Complex Variables Question (should be easy)

[DEMJ]

Homework Statement

Sketch the set of points determined $$\mid 2\bar z + i \mid = 4$$.

Homework Equations

$$\mid z - z_0 \mid = r$$ and $$\mid \bar z \mid = \mid z \mid$$

The Attempt at a Solution

I know that it will be the circle with radius = 4 and $$z_0$$ is the center of the circle and that the points that are relevant are the ones on the circle only because it is an equals sign. So with this equation what is throwing me off is the $$2z$$. What I did was (not sure if this is part is legal) is divide both sides by 2 and obtained $$\mid z - (-\frac{1}{2}i) \mid = 2$$.

So this means I have a circle of $$r=2$$ and $$z_0 = (0, -\frac{1}{2})$$ to draw. Please let me know if this is correct or not. Thank you.

 

[gabbagabbahey]

Dividing by 2 is perfectly fine (since for any any real number $c$, you know $|cz|=c|z|$), but you have another mistake:

$$|\bar{z}|=|z|\implies |2\bar{z}+i|=|\overline{(2\bar{z}+i)}|=|2z-i|\neq|2z+i|$$

 

[DEMJ]

Oh so I should have just took the conjugate of $$|2\bar{z} + i| = |\overline{2\bar{z} + i}| = |2z -i|$$ then you get $$|z - \frac{1}{2}i| = 2$$

So I should draw my circle with a center at $$(0,\frac{1}{2})$$ and radius 2.

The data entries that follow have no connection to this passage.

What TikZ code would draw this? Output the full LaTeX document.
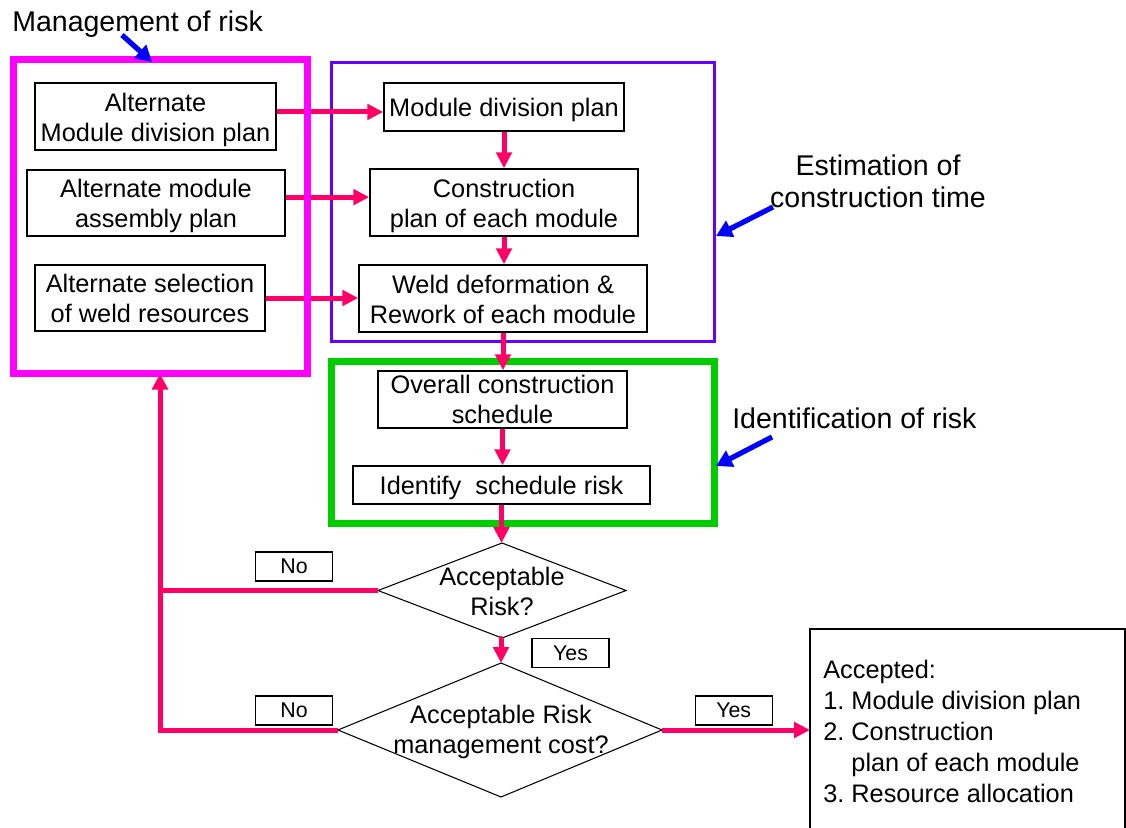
\documentclass[tikz,border=0pt]{standalone}
\usepackage{fontspec}
\setmainfont{Liberation Sans}
\usetikzlibrary{arrows.meta}
\definecolor{flowpink}{RGB}{255,0,102}
\definecolor{riskmag}{RGB}{255,0,255}
\definecolor{estviolet}{RGB}{102,0,255}
\definecolor{idgreen}{RGB}{0,204,0}
\definecolor{callblue}{RGB}{0,0,255}
\newcommand{\pxu}{0.75pt}
% struts for the first line (ascent) and the last line (descent) of box texts
\newcommand{\lt}{\rule{0pt}{20.2pt}}
\newcommand{\lb}{\rule[-5.3pt]{0pt}{5.3pt}}
\frenchspacing

\begin{document}
\begin{tikzpicture}[x=0.75pt,y=-0.75pt,
  stepbox/.style={draw=black, line width=1.1pt, fill=white, inner sep=0pt,
    align=center, font=\fontsize{19}{22.5}\selectfont},
  tag/.style={draw=black, line width=1pt, fill=white, inner sep=0pt,
    minimum width=77*\pxu, minimum height=29*\pxu, font=\fontsize{16}{18}\selectfont},
  frame/.style={inner sep=0pt, fill=none},
  flow/.style={draw=flowpink, line width=3.75pt, -{Triangle[length=12pt,width=11.5pt]}},
  flowline/.style={draw=flowpink, line width=3.75pt},
  callout/.style={draw=callblue, line width=3.9pt, -{Triangle[length=12pt,width=13pt]}},
  caption/.style={inner sep=0pt, font=\fontsize{21.4}{24}\selectfont},
  decision/.style={draw=black, line width=0.8pt, fill=white},
  qtext/.style={inner sep=0pt, align=center, font=\fontsize{19}{22.5}\selectfont}
]
\useasboundingbox (0,0) rectangle (1126,827);

% group frames
\node[frame, draw=estviolet, line width=2.25pt, minimum width=383*\pxu, minimum height=278.5*\pxu]
  (estframe) at (523.25,202.25) {};
\node[frame, draw=idgreen, line width=5.25pt, minimum width=383*\pxu, minimum height=162*\pxu]
  (idframe) at (523,442.5) {};

% alternatives
\node[stepbox, minimum width=241*\pxu, minimum height=67*\pxu] (a1) at (155.5,116.5)
  {\lt Alternate\\Module division plan\lb};
\node[stepbox, minimum width=258*\pxu, minimum height=66*\pxu] (a2) at (156,203)
  {\lt Alternate module\\assembly plan\lb};
\node[stepbox, minimum width=230*\pxu, minimum height=66*\pxu] (a3) at (150,298)
  {\lt Alternate selection\\of weld resources\lb};

% estimation steps
\node[stepbox, minimum width=240*\pxu, minimum height=48*\pxu] (m1) at (504,107)
  {\lt Module division plan\lb};
\node[stepbox, minimum width=268*\pxu, minimum height=67*\pxu] (m2) at (504,202.5)
  {\lt Construction\\plan of each module\lb};
\node[stepbox, minimum width=288*\pxu, minimum height=67*\pxu] (m3) at (503,298.5)
  {\lt Weld deformation \&\\Rework of each module\lb};

% risk identification steps (this box is too low for the struts)
\node[stepbox, minimum width=249*\pxu, minimum height=57*\pxu] (o1) at (502.5,399.5)
  {Overall construction\\schedule};
\node[stepbox, minimum width=297*\pxu, minimum height=38*\pxu] (o2) at (501.5,485)
  {\lt Identify\ \ schedule risk\lb};

% decisions
\draw[decision] (502,543) coordinate (q1n) -- (626,590.5) coordinate (q1e)
  -- (502,638) coordinate (q1s) -- (378,590.5) coordinate (q1w) -- cycle;
\node[qtext] (q1) at (502,591) {Acceptable\\Risk?};
\draw[decision] (501,663) coordinate (q2n) -- (662,730) coordinate (q2e)
  -- (501,797) coordinate (q2s) -- (338,730) coordinate (q2w) -- cycle;
\node[qtext] (q2) at (501,732) {Acceptable Risk\\management cost?};

% accepted result box (runs off the lower edge)
\draw[black, line width=1pt] (810,830) coordinate (accbl) -- (810,629) coordinate (acctl)
  -- (1125,629) coordinate (acctr) -- (1125,830) coordinate (accbr);
\coordinate (accL) at (810,730);
\node[anchor=north west, inner sep=0pt, align=left, font=\fontsize{19}{23.3}\selectfont]
  (acctext) at (823,660)
  {Accepted:\\1. Module division plan\\2. Construction\\\phantom{2. }plan of each module\\3. Resource allocation};

% yes / no tags
\node[tag] (no1) at (294,566.5) {No};
\node[tag] (no2) at (294,710.5) {No};
\node[tag] (yes1) at (570.5,653) {Yes};
\node[tag] (yes2) at (733.7,710.5) {Yes};

% management frame node (outline drawn later, on top of the arrows)
\node[frame, minimum width=287*\pxu, minimum height=306.5*\pxu, line width=5.25pt]
  (mgframe) at (160,216.75) {};

% flow connectors
\coordinate (h1) at ([yshift=3.4pt]a1.east);
\coordinate (h2) at ([yshift=4.4pt]a2.east);
\coordinate (h3) at (a3.east);
\draw[flow] (h1) -- (h1 -| m1.west);
\draw[flow] (h2) -- (h2 -| m2.west);
\draw[flow] (h3) -- (h3 -| m3.west);
\draw[flow] (m1.south) -- (m1.south |- m2.north);
\draw[flow] (m2.south) -- (m2.south |- m3.north);
\draw[flow] (m3.south) -- (m3.south |- o1.north);
\draw[flow] (o1.south) -- (o1.south |- o2.north);
\draw[flow] (o2.south) -- (o2.south |- q1n);
\draw[flow] (q1s) -- (q1s -| q2n) -- (q2n);
\draw[flow] (q2e) -- (q2e -| accL);
\draw[flowline] (q1w) -- (q1w -| mgframe.south);
\draw[flow] (q2w) -| (mgframe.south);

% management frame outline
\draw[riskmag, line width=5.25pt] (mgframe.north west) rectangle (mgframe.south east);

% captions with callout arrows
\node[caption, anchor=base west] (lblmgmt) at (12,32) {Management of risk};
\node[caption, anchor=north, align=center] (lblest) at (878,155)
  {Estimation of\\construction time};
\node[caption, anchor=base west] (lblid) at (732,428) {Identification of risk};

\coordinate (c1s) at (122,35);   \coordinate (c1e) at (152,62);
\coordinate (c2s) at (773,207);  \coordinate (c2e) at (716,236);
\coordinate (c3s) at (772,437);  \coordinate (c3e) at (716,466);
\draw[callout] (c1s) -- (c1e);
\draw[callout] (c2s) -- (c2e);
\draw[callout] (c3s) -- (c3e);
\end{tikzpicture}
\end{document}
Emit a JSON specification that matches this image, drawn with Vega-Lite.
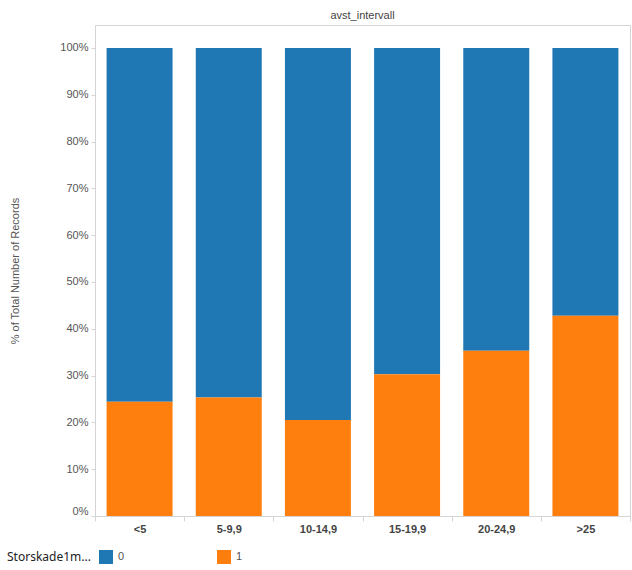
{
  "$schema": "https://vega.github.io/schema/vega-lite/v6.json",
  "autosize": "none",
  "width": 535,
  "height": 491,
  "padding": {"left": 95, "top": 25, "right": 2, "bottom": 54},
  "background": "white",
  "title": {
    "text": "avst_intervall",
    "anchor": "middle",
    "offset": 4,
    "fontSize": 11,
    "fontWeight": "normal",
    "font": "Liberation Sans",
    "color": "#444"
  },
  "config": {
    "view": {"stroke": "#d4d4d4", "strokeWidth": 1},
    "font": "Liberation Sans"
  },
  "data": {
    "values": [
      {"interval": "<5", "k": "0", "pct": 75.6},
      {"interval": "<5", "k": "1", "pct": 24.4},
      {"interval": "5-9,9", "k": "0", "pct": 74.7},
      {"interval": "5-9,9", "k": "1", "pct": 25.3},
      {"interval": "10-14,9", "k": "0", "pct": 79.5},
      {"interval": "10-14,9", "k": "1", "pct": 20.5},
      {"interval": "15-19,9", "k": "0", "pct": 69.7},
      {"interval": "15-19,9", "k": "1", "pct": 30.3},
      {"interval": "20-24,9", "k": "0", "pct": 64.7},
      {"interval": "20-24,9", "k": "1", "pct": 35.3},
      {"interval": ">25", "k": "0", "pct": 57.2},
      {"interval": ">25", "k": "1", "pct": 42.8}
    ]
  },
  "mark": {"type": "bar", "width": {"band": 0.74}},
  "encoding": {
    "x": {
      "field": "interval",
      "type": "nominal",
      "sort": ["<5", "5-9,9", "10-14,9", "15-19,9", "20-24,9", ">25"],
      "scale": {"paddingInner": 0, "paddingOuter": 0},
      "axis": {
        "title": null,
        "labelAngle": 0,
        "labelFontSize": 11,
        "labelFontWeight": "bold",
        "labelColor": "#444",
        "labelPadding": 2,
        "tickBand": "extent",
        "tickSize": 5,
        "tickColor": "#d4d4d4",
        "domain": false
      }
    },
    "y": {
      "field": "pct",
      "type": "quantitative",
      "stack": "normalize",
      "scale": {"domain": [0, 1.049], "nice": false},
      "axis": {
        "title": "% of Total Number of Records",
        "titleFontSize": 11,
        "titleFontWeight": "normal",
        "titleColor": "#555",
        "titleX": -75,
        "values": [0, 0.1, 0.2, 0.3, 0.4, 0.5, 0.6, 0.7, 0.8, 0.9, 1],
        "format": ".0%",
        "labelFontSize": 11,
        "labelColor": "#555",
        "labelPadding": 3,
        "labelFlush": true,
        "labelFlushOffset": 0,
        "tickSize": 4,
        "tickColor": "#d4d4d4",
        "grid": false,
        "domain": false
      }
    },
    "color": {
      "field": "k",
      "type": "nominal",
      "scale": {"domain": ["0", "1"], "range": ["#1f77b4", "#ff7f0e"]},
      "legend": {
        "title": "Storskade1m...",
        "orient": "none",
        "legendX": -88,
        "legendY": 525,
        "direction": "horizontal",
        "titleOrient": "left",
        "titleFont": "Noto Sans",
        "titleFontSize": 12,
        "titleFontWeight": "normal",
        "titleColor": "#222",
        "titlePadding": 8,
        "titleBaseline": "middle",
        "symbolType": "square",
        "symbolSize": 196,
        "symbolStrokeWidth": 0,
        "symbolOpacity": 1,
        "labelFontSize": 11,
        "labelColor": "#555",
        "labelOffset": 5,
        "columnPadding": 92,
        "padding": 0
      }
    },
    "order": {"field": "k", "sort": "descending"}
  }
}
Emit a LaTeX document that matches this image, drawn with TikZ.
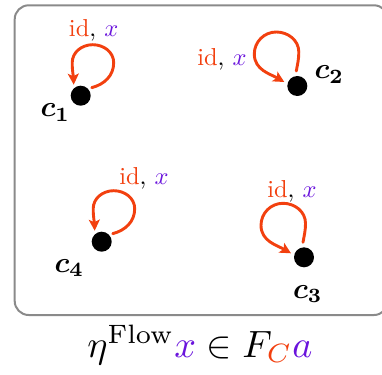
\documentclass[tikz,border=0pt]{standalone}
\usepackage{amsmath,bm}
\usetikzlibrary{arrows.meta}
\definecolor{lred}{HTML}{F2400F}
\definecolor{lpur}{HTML}{6A14DC}
\definecolor{framegray}{HTML}{8A8A8A}
\tikzset{
  dot/.style={circle,fill=black,inner sep=0pt,minimum size=20pt},
  loopy/.style={draw=lred,line width=2.9pt,line cap=round,
    -{Stealth[length=11pt,width=11pt,inset=2.5pt]}},
  lbl/.style={anchor=base,inner sep=0pt,font=\normalsize,scale=2.45},
  cname/.style={anchor=base west,inner sep=0pt,font=\normalsize,scale=2.9},
  frame/.style={draw=framegray,line width=2pt,rounded corners=14pt}
}
\newcommand{\idx}{{\color{lred}id}, {\color{lpur}$x$}}
% loop type A: starts right of dot, arrow comes down on the upper left
\newcommand{\loopA}[1]{%
  \draw[loopy] ([shift={(11,8)}]#1.center)
    to[out=15,in=-90] ([shift={(33,33)}]#1.center)
    to[out=90,in=0] ([shift={(12,51)}]#1.center)
    to[out=180,in=90] ([shift={(-8.5,33)}]#1.center)
    to[out=-90,in=92] ([shift={(-7,11)}]#1.center);}
% loop type B: starts on top of dot, arrow comes in from the left
\newcommand{\loopB}[1]{%
  \draw[loopy] ([shift={(-1,15)}]#1.center)
    to[out=80,in=-90] ([shift={(1.5,34)}]#1.center)
    to[out=90,in=0] ([shift={(-21,54)}]#1.center)
    to[out=180,in=90] ([shift={(-43,32)}]#1.center)
    to[out=-90,in=150] ([shift={(-13,4)}]#1.center);}
\begin{document}
\begin{tikzpicture}[x=1pt,y=1pt]
  \useasboundingbox (0,0) rectangle (382,-374);
  \draw[frame] (14.7,-5.3) rectangle (388,-315);

  \node[dot] (c1) at (80.7,-95.7) {};
  \node[dot] (c2) at (297.3,-86) {};
  \node[dot] (c4) at (101.7,-241.7) {};
  \node[dot] (c3) at (304,-257.3) {};

  \loopA{c1}
  \loopB{c2}
  \loopA{c4}
  \loopB{c3}

  \node[lbl] (l1) at (93.7,-36.7) {\idx};
  \node[lbl] (l2) at (222,-65.7) {\idx};
  \node[lbl] (l4) at (144,-184) {\idx};
  \node[lbl] (l3) at (292,-197.7) {\idx};

  \node[cname] (n1) at (40,-117) {$\bm{c}_{\bm{1}}$};
  \node[cname] (n2) at (314,-79) {$\bm{c}_{\bm{2}}$};
  \node[cname] (n4) at (54,-272.3) {$\bm{c}_{\bm{4}}$};
  \node[cname] (n3) at (292.5,-298.3) {$\bm{c}_{\bm{3}}$};

  \node[anchor=base,inner sep=0pt,font=\normalsize,scale=3.8] (eq) at (200,-357)
    {$\eta^{\mathrm{Flow}}{\color{lpur}x}\in F_{\color{lred}C}{\color{lpur}a}$};
\end{tikzpicture}
\end{document}
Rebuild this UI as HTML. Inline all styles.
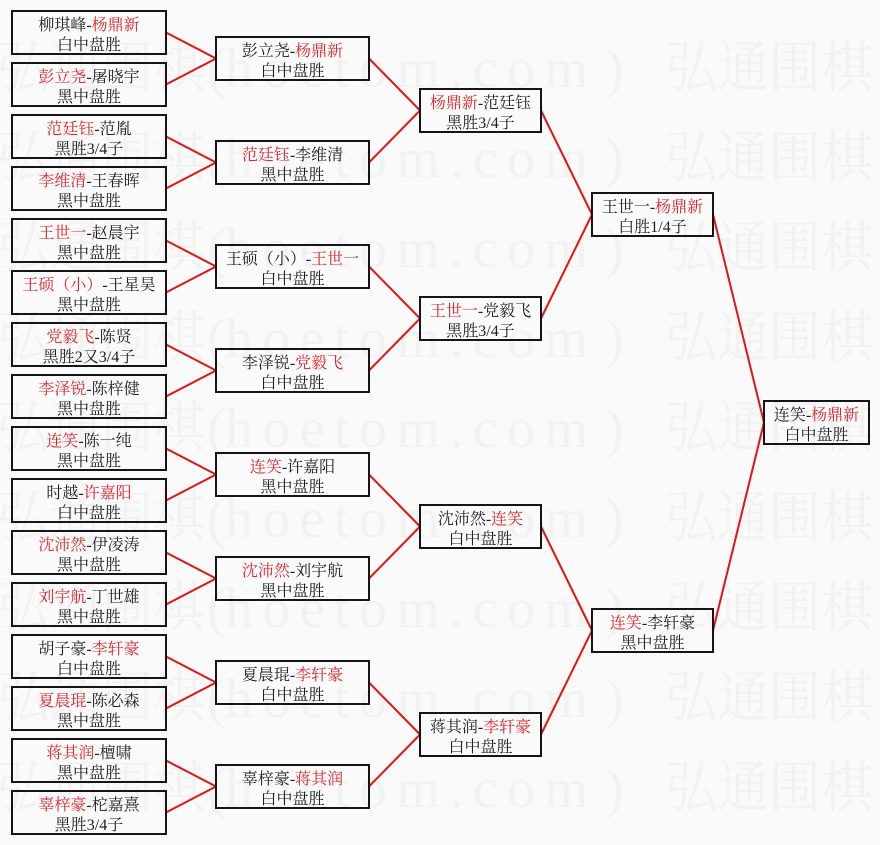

Thank you very much for the help I believe this solves that question.

Where should I start with this equation:
$$Re(\bar{z} - i) = 2$$

I know that:
$$Re(\bar{z}) = Re(z) = \frac{z+\bar{z}}{2} = x$$

So $$Re(\bar{z} - i) = Re(\bar{z}) -Re(i) = x + -Re(i)$$ Then the only thing I can think of is since i = (0,1) then the R(i) = (0,0). How does this look?

 

[gabbagabbahey]

Oh so I should have just took the conjugate of $$|2\bar{z} + i| = |\overline{2\bar{z} + i}| = |2z -i|$$ then you get $$|z - \frac{1}{2}i| = 2$$

So I should draw my circle with a center at $$(0,\frac{1}{2})$$ and radius 2.

Yup!

I know that:
$$Re(\bar{z}) = Re(z) = \frac{z+\bar{z}}{2} = x$$

So $$Re(\bar{z} - i) = Re(\bar{z}) -Re(i) = x + -Re(i)$$

No, if $Re(z) = \frac{z+\bar{z}}{2}$, then

$$Re(\bar{z} - i)=\frac{(\bar{z} - i)+\overline{(\bar{z} - i)}}{2}$$

right?

 

[DEMJ]

Yes you are right. So by this we have $$Re(\bar{z} - i)=\frac{(\bar{z} - i)+\overline{(\bar{z} - i)}}{2} = \frac{(\bar{z} - i) + (z + i)}{2} = \frac{(x - iy - i) + (x + iy + i)}{2} = \frac{2x}{2} = x$$

So it's just the points that lie on the line of x = 2. I am pretty sure this is right and I am thankful for your great responses. Is there any way to rate people who reply?

 

[gabbagabbahey]

Yes you are right. So by this we have $$Re(\bar{z} - i)=\frac{(\bar{z} - i)+\overline{(\bar{z} - i)}}{2} = \frac{(\bar{z} - i) + (z + i)}{2} = \frac{(x - iy - i) + (x + iy + i)}{2} = \frac{2x}{2} = x$$

So it's just the points that lie on the line of x = 2. I am pretty sure this is right and I am thankful for your great responses.

Looks good to me!

Is there any way to rate people who reply?

I think there is a poll held in the general discussion forum at the end of the year for homework helper of the year, but other than that I don't think so.